The Dow Jones Industrial Average <.DJI> rose 55.67 points, or 0.25 percent, to end at 21,948.1, the S&P 500 <.SPX> gained 14.06 points, or 0.57 percent, to 2,471.65 and the Nasdaq Composite <.IXIC> added 60.35 points, or 0.95 percent, to 6,428.66.
For the month, the S&P edged up 0.05 percent while the Dow gained 0.28 percent and Nasdaq rose 1.27 percent.
U.S. Treasury Secretary Steven Mnuchin said on Thursday that President Donald Trump's administration has a detailed plan on tax reform and is on track to implement it by year-end. On Wednesday Trump reiterated his call for a U.S. corporate tax rate cut to 15 percent from 35 percent.
"Even if investors aren't taking him at his word they expect him to do all he can. This is a market that has heard tax reform so often. It wants to see if they can deliver," Quincy Krosby, chief market strategist at Prudential Financial in Newark, NJ.
Investors were also focused on economic indicators such as Wednesday's gross domestic product data.
Data released Thursday showed annual inflation advanced at its slowest pace in more than 1-1/2 years, diminishing expectations of an interest rate increase in December. And U.S. consumer spending, which accounts for more than two-thirds of U.S. economic activity, increased 0.3 percent last month compared with forecasts of 0.4 percent.
The data "reinforced the belief that the bull market is still intact," according to Robert W. Baird's Antonelli.
Also investors awaited the monthly jobs report on Friday to gauge the strength of the labor market and look for clues on the Federal Reserve's next move on interest rates.
Ten of the 11 major S&P sectors were higher, with the health index's <.SPXHC> 1.5 percent rise leading the advancers.

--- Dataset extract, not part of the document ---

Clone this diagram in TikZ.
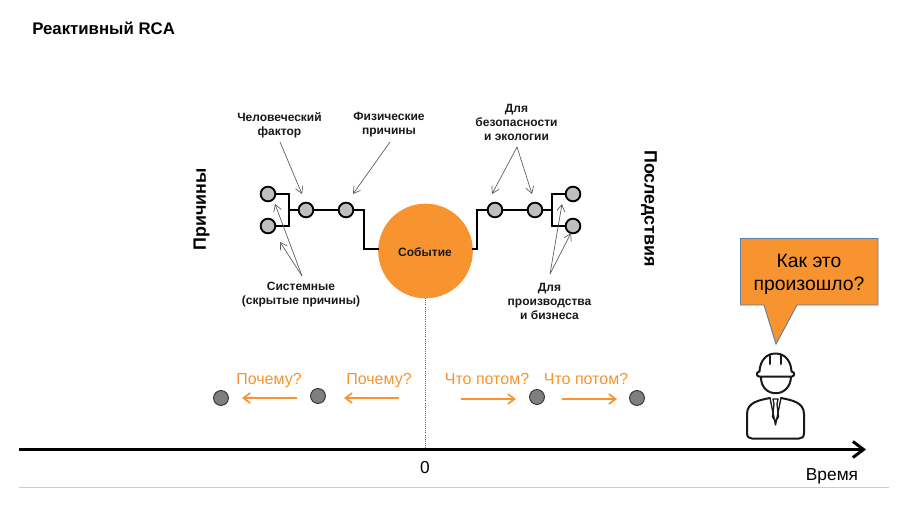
\documentclass[tikz,border=0pt]{standalone}
\usepackage{fontspec}
\setmainfont{Liberation Sans}
\usetikzlibrary{arrows.meta}
\definecolor{evorange}{HTML}{F79430}
\definecolor{dotgrey}{HTML}{BEBEBE}
\definecolor{midgrey}{HTML}{7F7F7F}
\definecolor{calloutedge}{HTML}{5B7FA6}
\tikzset{
 x=0.75pt,y=-0.75pt,
 smalldot/.style={circle,draw=black,line width=1.4pt,fill=dotgrey,minimum size=11pt,inner sep=0pt},
 timedot/.style={circle,draw=black!80,line width=0.7pt,fill=midgrey,minimum size=11.2pt,inner sep=0pt},
 wire/.style={line width=1.6pt,black},
 thinarrow/.style={draw=black!65,line width=0.5pt,-{Straight Barb[length=5pt,width=6pt,line width=0.5pt]}},
 orangearrow/.style={draw=evorange,line width=1.3pt,-{Straight Barb[length=5pt,width=7.5pt,line width=1.3pt]}},
 lab/.style={font=\bfseries\fontsize{9}{10.5}\selectfont,align=center,inner sep=0pt,text=black!90},
 orangelab/.style={font=\fontsize{12}{14}\selectfont,text=evorange,inner sep=0pt,anchor=base},
 sidelab/.style={font=\bfseries\fontsize{13.4}{15}\selectfont,inner sep=0pt},
 plainlab/.style={font=\fontsize{13}{15}\selectfont,inner sep=0pt},
 iconline/.style={line width=1.5pt,black!90,line join=round,line cap=round},
}
\begin{document}
\begin{tikzpicture}
\useasboundingbox (0,0) rectangle (907,507);
\node[font=\bfseries\fontsize{12.6}{15}\selectfont,anchor=west,inner sep=0pt] (title) at (32,28) {Реактивный RCA};

% event
\coordinate (dotTop) at (425.5,298);
\coordinate (dotBot) at (425.5,449);
\draw[black!60,line width=0.6pt,densely dotted] (dotTop) -- (dotBot);
\node[circle,fill=evorange,minimum size=71pt,inner sep=0pt] (event) at (425.5,251) {};
\node[lab,font=\bfseries\fontsize{9}{10.5}\selectfont] (eventlab) at (425,252) {Событие};

% left tree
\node[smalldot] (la) at (268,194) {};
\node[smalldot] (lb) at (268,226) {};
\node[smalldot] (lc) at (306,210) {};
\node[smalldot] (ld) at (346,210) {};
\coordinate (ljoin) at (289,210);
\coordinate (levent) at (379,249);
\draw[wire] (la) -- (289,194) -- (289,226) -- (lb);
\draw[wire] (ljoin) -- (lc);
\draw[wire] (lc) -- (ld);
\draw[wire] (ld) -- (364,210) -- (364,249) -- (levent);

% right tree
\node[smalldot] (ra) at (495,210) {};
\node[smalldot] (rb) at (535,210) {};
\node[smalldot] (rc) at (573,194) {};
\node[smalldot] (rd) at (573,226) {};
\coordinate (rjoin) at (552,210);
\coordinate (revent) at (472,249);
\draw[wire] (revent) -- (477,249) -- (477,210) -- (ra);
\draw[wire] (ra) -- (rb);
\draw[wire] (rb) -- (rjoin);
\draw[wire] (rc) -- (552,194) -- (552,226) -- (rd);

% labels
\node[lab] (human) at (279.5,125) {Человеческий\\фактор};
\node[lab] (phys) at (389,125) {Физические\\причины};
\node[lab] (system) at (301,294.5) {Системные\\(скрытые причины)};
\node[lab] (safety) at (516.5,122.5) {Для\\безопасности\\и экологии};
\node[lab] (prod) at (549.5,301.5) {Для\\производства\\и бизнеса};

\coordinate (h1) at (280,142);
\coordinate (h2) at (302,194);
\coordinate (p1) at (390,142);
\coordinate (p2) at (353,194);
\coordinate (s0) at (302,276);
\coordinate (s1) at (275,204);
\coordinate (s2) at (280,242);
\coordinate (b0) at (517,147);
\coordinate (b1) at (492,194);
\coordinate (b2) at (532,194);
\coordinate (c0) at (550,274);
\coordinate (c1) at (562,204);
\coordinate (c2) at (571,233);
\draw[thinarrow] (h1) -- (h2);
\draw[thinarrow] (p1) -- (p2);
\draw[thinarrow] (s0) -- (s1);
\draw[thinarrow] (s0) -- (s2);
\draw[thinarrow] (b0) -- (b1);
\draw[thinarrow] (b0) -- (b2);
\draw[thinarrow] (c0) -- (c1);
\draw[thinarrow] (c0) -- (c2);

% side labels
\node[sidelab,rotate=90] (causes) at (201.5,209.5) {Причины};
\node[sidelab,rotate=-90] (effects) at (649,208.5) {Последствия};

% timeline
\node[timedot] (t1) at (221,398) {};
\node[timedot] (t2) at (318,396) {};
\node[timedot] (t3) at (537,397) {};
\node[timedot] (t4) at (637,398) {};
\coordinate (a1s) at (297,398); \coordinate (a1e) at (242,398);
\coordinate (a2s) at (399,398); \coordinate (a2e) at (344,398);
\coordinate (a3s) at (461,399); \coordinate (a3e) at (516,399);
\coordinate (a4s) at (562,399); \coordinate (a4e) at (617,399);
\draw[orangearrow] (a1s) -- (a1e);
\draw[orangearrow] (a2s) -- (a2e);
\draw[orangearrow] (a3s) -- (a3e);
\draw[orangearrow] (a4s) -- (a4e);
\node[orangelab] (w1) at (269,384) {Почему?};
\node[orangelab] (w2) at (379,384) {Почему?};
\node[orangelab] (n1) at (487,384) {Что потом?};
\node[orangelab] (n2) at (586,384) {Что потом?};

% axis
\coordinate (ax0) at (19,449.5);
\coordinate (ax1) at (866,449.5);
\draw[black,line width=2.2pt,-{Straight Barb[length=8pt,width=12pt,line width=2.2pt]}] (ax0) -- (ax1);
\node[plainlab] (zero) at (425,467.5) {0};
\node[plainlab] (time) at (832,476) {Время};
\coordinate (g0) at (19,487.5);
\coordinate (g1) at (889,487.5);
\draw[black!20,line width=0.7pt] (g0) -- (g1);

% callout
\path[fill=evorange,draw=calloutedge,line width=0.7pt]
 (740.5,238.5) -- (878,238.5) -- (878,305) -- (797,305) -- (776,344) -- (764,305) -- (740.5,305) -- cycle;
\node[font=\fontsize{14.5}{17.3}\selectfont,align=center,inner sep=0pt] (q) at (809,274.5) {Как это\\произошло?};

% worker icon
\draw[iconline] (761,376) .. controls (760,399) and (791,399) .. (791,376);
\draw[iconline,fill=white] (759,376.5) .. controls (756,376) and (756,372) .. (759.5,371.5)
  .. controls (760,361) and (766,353.5) .. (775.5,353.5) .. controls (785,353.5) and (791,361) .. (791.5,371.5)
  .. controls (795,372) and (795,376) .. (792,376.5) -- cycle;
\draw[iconline] (770,354.5) -- (770,364);
\draw[iconline] (781,354.5) -- (781,364);
\draw[iconline] (770,398) .. controls (760,400) and (747,402) .. (747,414) -- (747,433) .. controls (747,437) and (749,438.5) .. (752,438.5) -- (799,438.5) .. controls (802,438.5) and (804,437) .. (804,433) -- (804,414) .. controls (804,402) and (791,400) .. (781,398);
\draw[iconline,line width=1pt] (770,398) -- (775.5,425) -- (781,398);
\draw[iconline,line width=1pt] (773,399) -- (778,399) -- (777,404) -- (778.5,417) -- (775.5,421) -- (772.5,417) -- (774,404) -- cycle;
\end{tikzpicture}
\end{document}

UnitedHealth's <UNH.N> 1.5 percent gain provided the biggest boost to the Dow. The Nasdaq biotech index <.NBI> rose 2.8 percent, with the biggest boosts coming from Gilead <GILD.O>, Celgene <CELG.O> and Biogen <BIIB.O>, all of which rose more than 3 percent.
Dollar General <DG.N> fell 5.4 percent after reporting a slide in second-quarter margins.
Campbell Soup <CPB.N> slid 8.1 percent, the biggest percentage loser on the S&P, after the company warned that sales for fiscal 2018 could fall.
The S&P 500 posted 49 new 52-week highs and 10 new lows; the Nasdaq Composite recorded 117 new highs and 21 new lows.
About 6.2 billion shares changed hands on U.S. exchanges on Thursday compared with the 5.8 billion average for the last 20 sessions.